* Data shown
* begin *

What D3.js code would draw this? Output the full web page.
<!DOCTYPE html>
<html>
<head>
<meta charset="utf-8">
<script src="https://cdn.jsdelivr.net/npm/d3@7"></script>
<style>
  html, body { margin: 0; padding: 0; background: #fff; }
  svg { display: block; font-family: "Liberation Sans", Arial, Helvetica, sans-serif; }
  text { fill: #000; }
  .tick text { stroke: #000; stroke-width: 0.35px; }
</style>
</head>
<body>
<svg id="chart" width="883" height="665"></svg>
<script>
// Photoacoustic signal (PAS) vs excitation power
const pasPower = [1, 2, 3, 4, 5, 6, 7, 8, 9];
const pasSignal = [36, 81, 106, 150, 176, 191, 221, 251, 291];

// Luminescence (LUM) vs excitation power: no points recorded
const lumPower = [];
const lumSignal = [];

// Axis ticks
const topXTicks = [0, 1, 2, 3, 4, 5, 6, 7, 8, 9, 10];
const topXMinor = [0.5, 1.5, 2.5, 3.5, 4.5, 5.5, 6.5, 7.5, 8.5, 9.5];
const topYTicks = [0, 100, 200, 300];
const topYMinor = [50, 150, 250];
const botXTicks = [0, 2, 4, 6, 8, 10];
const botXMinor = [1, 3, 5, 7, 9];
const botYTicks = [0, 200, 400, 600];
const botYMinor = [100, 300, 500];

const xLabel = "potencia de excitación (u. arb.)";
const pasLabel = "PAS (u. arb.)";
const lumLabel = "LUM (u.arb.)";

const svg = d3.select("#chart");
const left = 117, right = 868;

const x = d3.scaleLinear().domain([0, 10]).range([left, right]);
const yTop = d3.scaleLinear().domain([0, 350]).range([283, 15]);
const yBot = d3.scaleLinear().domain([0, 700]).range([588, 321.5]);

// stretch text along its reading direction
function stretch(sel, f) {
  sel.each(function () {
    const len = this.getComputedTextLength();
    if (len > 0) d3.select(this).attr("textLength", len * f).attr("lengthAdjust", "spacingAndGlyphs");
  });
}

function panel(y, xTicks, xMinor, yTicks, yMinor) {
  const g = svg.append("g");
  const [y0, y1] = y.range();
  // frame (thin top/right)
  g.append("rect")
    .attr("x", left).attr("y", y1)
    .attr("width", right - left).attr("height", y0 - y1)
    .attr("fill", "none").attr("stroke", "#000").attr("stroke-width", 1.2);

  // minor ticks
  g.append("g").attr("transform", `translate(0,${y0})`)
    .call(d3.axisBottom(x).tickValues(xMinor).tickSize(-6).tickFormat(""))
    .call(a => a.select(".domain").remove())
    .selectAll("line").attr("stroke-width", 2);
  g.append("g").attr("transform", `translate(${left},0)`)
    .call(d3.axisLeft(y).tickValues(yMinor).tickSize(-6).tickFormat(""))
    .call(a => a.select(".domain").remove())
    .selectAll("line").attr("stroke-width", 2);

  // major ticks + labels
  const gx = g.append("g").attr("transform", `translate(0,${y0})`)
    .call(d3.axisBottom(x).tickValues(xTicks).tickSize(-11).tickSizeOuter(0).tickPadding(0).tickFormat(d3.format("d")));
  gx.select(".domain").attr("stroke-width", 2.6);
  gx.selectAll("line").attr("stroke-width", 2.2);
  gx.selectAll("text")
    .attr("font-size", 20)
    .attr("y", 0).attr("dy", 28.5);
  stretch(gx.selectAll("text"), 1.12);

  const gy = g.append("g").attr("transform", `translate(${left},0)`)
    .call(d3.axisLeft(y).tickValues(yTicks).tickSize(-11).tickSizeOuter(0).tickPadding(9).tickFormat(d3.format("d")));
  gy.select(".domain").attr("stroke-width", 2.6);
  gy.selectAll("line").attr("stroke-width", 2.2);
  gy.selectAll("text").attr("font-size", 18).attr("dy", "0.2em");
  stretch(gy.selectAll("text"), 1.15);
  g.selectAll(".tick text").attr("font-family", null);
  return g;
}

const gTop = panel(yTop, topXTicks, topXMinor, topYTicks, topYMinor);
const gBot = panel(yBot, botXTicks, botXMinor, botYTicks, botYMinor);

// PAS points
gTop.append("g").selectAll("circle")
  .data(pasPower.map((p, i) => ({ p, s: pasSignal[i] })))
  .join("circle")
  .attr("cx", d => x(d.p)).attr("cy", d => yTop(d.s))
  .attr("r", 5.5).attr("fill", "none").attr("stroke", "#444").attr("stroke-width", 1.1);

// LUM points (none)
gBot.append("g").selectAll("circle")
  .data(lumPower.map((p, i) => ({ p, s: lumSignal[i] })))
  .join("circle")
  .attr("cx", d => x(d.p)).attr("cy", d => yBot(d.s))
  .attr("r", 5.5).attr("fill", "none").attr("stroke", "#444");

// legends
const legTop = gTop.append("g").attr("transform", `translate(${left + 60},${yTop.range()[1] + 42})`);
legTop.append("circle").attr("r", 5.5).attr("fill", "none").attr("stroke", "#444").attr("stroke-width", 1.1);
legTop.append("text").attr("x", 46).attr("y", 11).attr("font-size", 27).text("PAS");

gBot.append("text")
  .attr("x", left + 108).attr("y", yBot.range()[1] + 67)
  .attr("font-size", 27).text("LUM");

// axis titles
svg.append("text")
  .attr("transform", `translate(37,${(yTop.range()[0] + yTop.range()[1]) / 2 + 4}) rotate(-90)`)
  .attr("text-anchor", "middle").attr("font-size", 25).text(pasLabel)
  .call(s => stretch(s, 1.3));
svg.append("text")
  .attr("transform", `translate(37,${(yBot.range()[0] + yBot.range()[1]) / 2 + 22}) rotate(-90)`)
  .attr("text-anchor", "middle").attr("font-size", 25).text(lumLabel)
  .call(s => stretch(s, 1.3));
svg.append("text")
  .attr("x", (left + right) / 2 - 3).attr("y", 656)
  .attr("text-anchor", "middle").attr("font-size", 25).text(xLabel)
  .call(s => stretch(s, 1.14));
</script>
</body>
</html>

* end *

* Given exercise
Copy out the material above in its entirety. Every detail must match.

* Worked answer
What D3.js code would draw this? Output the full web page.
<!DOCTYPE html>
<html>
<head>
<meta charset="utf-8">
<script src="https://cdn.jsdelivr.net/npm/d3@7"></script>
<style>
  html, body { margin: 0; padding: 0; background: #fff; }
  svg { display: block; font-family: "Liberation Sans", Arial, Helvetica, sans-serif; }
  text { fill: #000; }
  .tick text { stroke: #000; stroke-width: 0.35px; }
</style>
</head>
<body>
<svg id="chart" width="883" height="665"></svg>
<script>
// Photoacoustic signal (PAS) vs excitation power
const pasPower = [1, 2, 3, 4, 5, 6, 7, 8, 9];
const pasSignal = [36, 81, 106, 150, 176, 191, 221, 251, 291];

// Luminescence (LUM) vs excitation power: no points recorded
const lumPower = [];
const lumSignal = [];

// Axis ticks
const topXTicks = [0, 1, 2, 3, 4, 5, 6, 7, 8, 9, 10];
const topXMinor = [0.5, 1.5, 2.5, 3.5, 4.5, 5.5, 6.5, 7.5, 8.5, 9.5];
const topYTicks = [0, 100, 200, 300];
const topYMinor = [50, 150, 250];
const botXTicks = [0, 2, 4, 6, 8, 10];
const botXMinor = [1, 3, 5, 7, 9];
const botYTicks = [0, 200, 400, 600];
const botYMinor = [100, 300, 500];

const xLabel = "potencia de excitación (u. arb.)";
const pasLabel = "PAS (u. arb.)";
const lumLabel = "LUM (u.arb.)";

const svg = d3.select("#chart");
const left = 117, right = 868;

const x = d3.scaleLinear().domain([0, 10]).range([left, right]);
const yTop = d3.scaleLinear().domain([0, 350]).range([283, 15]);
const yBot = d3.scaleLinear().domain([0, 700]).range([588, 321.5]);

// stretch text along its reading direction
function stretch(sel, f) {
  sel.each(function () {
    const len = this.getComputedTextLength();
    if (len > 0) d3.select(this).attr("textLength", len * f).attr("lengthAdjust", "spacingAndGlyphs");
  });
}

function panel(y, xTicks, xMinor, yTicks, yMinor) {
  const g = svg.append("g");
  const [y0, y1] = y.range();
  // frame (thin top/right)
  g.append("rect")
    .attr("x", left).attr("y", y1)
    .attr("width", right - left).attr("height", y0 - y1)
    .attr("fill", "none").attr("stroke", "#000").attr("stroke-width", 1.2);

  // minor ticks
  g.append("g").attr("transform", `translate(0,${y0})`)
    .call(d3.axisBottom(x).tickValues(xMinor).tickSize(-6).tickFormat(""))
    .call(a => a.select(".domain").remove())
    .selectAll("line").attr("stroke-width", 2);
  g.append("g").attr("transform", `translate(${left},0)`)
    .call(d3.axisLeft(y).tickValues(yMinor).tickSize(-6).tickFormat(""))
    .call(a => a.select(".domain").remove())
    .selectAll("line").attr("stroke-width", 2);

  // major ticks + labels
  const gx = g.append("g").attr("transform", `translate(0,${y0})`)
    .call(d3.axisBottom(x).tickValues(xTicks).tickSize(-11).tickSizeOuter(0).tickPadding(0).tickFormat(d3.format("d")));
  gx.select(".domain").attr("stroke-width", 2.6);
  gx.selectAll("line").attr("stroke-width", 2.2);
  gx.selectAll("text")
    .attr("font-size", 20)
    .attr("y", 0).attr("dy", 28.5);
  stretch(gx.selectAll("text"), 1.12);

  const gy = g.append("g").attr("transform", `translate(${left},0)`)
    .call(d3.axisLeft(y).tickValues(yTicks).tickSize(-11).tickSizeOuter(0).tickPadding(9).tickFormat(d3.format("d")));
  gy.select(".domain").attr("stroke-width", 2.6);
  gy.selectAll("line").attr("stroke-width", 2.2);
  gy.selectAll("text").attr("font-size", 18).attr("dy", "0.2em");
  stretch(gy.selectAll("text"), 1.15);
  g.selectAll(".tick text").attr("font-family", null);
  return g;
}

const gTop = panel(yTop, topXTicks, topXMinor, topYTicks, topYMinor);
const gBot = panel(yBot, botXTicks, botXMinor, botYTicks, botYMinor);

// PAS points
gTop.append("g").selectAll("circle")
  .data(pasPower.map((p, i) => ({ p, s: pasSignal[i] })))
  .join("circle")
  .attr("cx", d => x(d.p)).attr("cy", d => yTop(d.s))
  .attr("r", 5.5).attr("fill", "none").attr("stroke", "#444").attr("stroke-width", 1.1);

// LUM points (none)
gBot.append("g").selectAll("circle")
  .data(lumPower.map((p, i) => ({ p, s: lumSignal[i] })))
  .join("circle")
  .attr("cx", d => x(d.p)).attr("cy", d => yBot(d.s))
  .attr("r", 5.5).attr("fill", "none").attr("stroke", "#444");

// legends
const legTop = gTop.append("g").attr("transform", `translate(${left + 60},${yTop.range()[1] + 42})`);
legTop.append("circle").attr("r", 5.5).attr("fill", "none").attr("stroke", "#444").attr("stroke-width", 1.1);
legTop.append("text").attr("x", 46).attr("y", 11).attr("font-size", 27).text("PAS");

gBot.append("text")
  .attr("x", left + 108).attr("y", yBot.range()[1] + 67)
  .attr("font-size", 27).text("LUM");

// axis titles
svg.append("text")
  .attr("transform", `translate(37,${(yTop.range()[0] + yTop.range()[1]) / 2 + 4}) rotate(-90)`)
  .attr("text-anchor", "middle").attr("font-size", 25).text(pasLabel)
  .call(s => stretch(s, 1.3));
svg.append("text")
  .attr("transform", `translate(37,${(yBot.range()[0] + yBot.range()[1]) / 2 + 22}) rotate(-90)`)
  .attr("text-anchor", "middle").attr("font-size", 25).text(lumLabel)
  .call(s => stretch(s, 1.3));
svg.append("text")
  .attr("x", (left + right) / 2 - 3).attr("y", 656)
  .attr("text-anchor", "middle").attr("font-size", 25).text(xLabel)
  .call(s => stretch(s, 1.14));
</script>
</body>
</html>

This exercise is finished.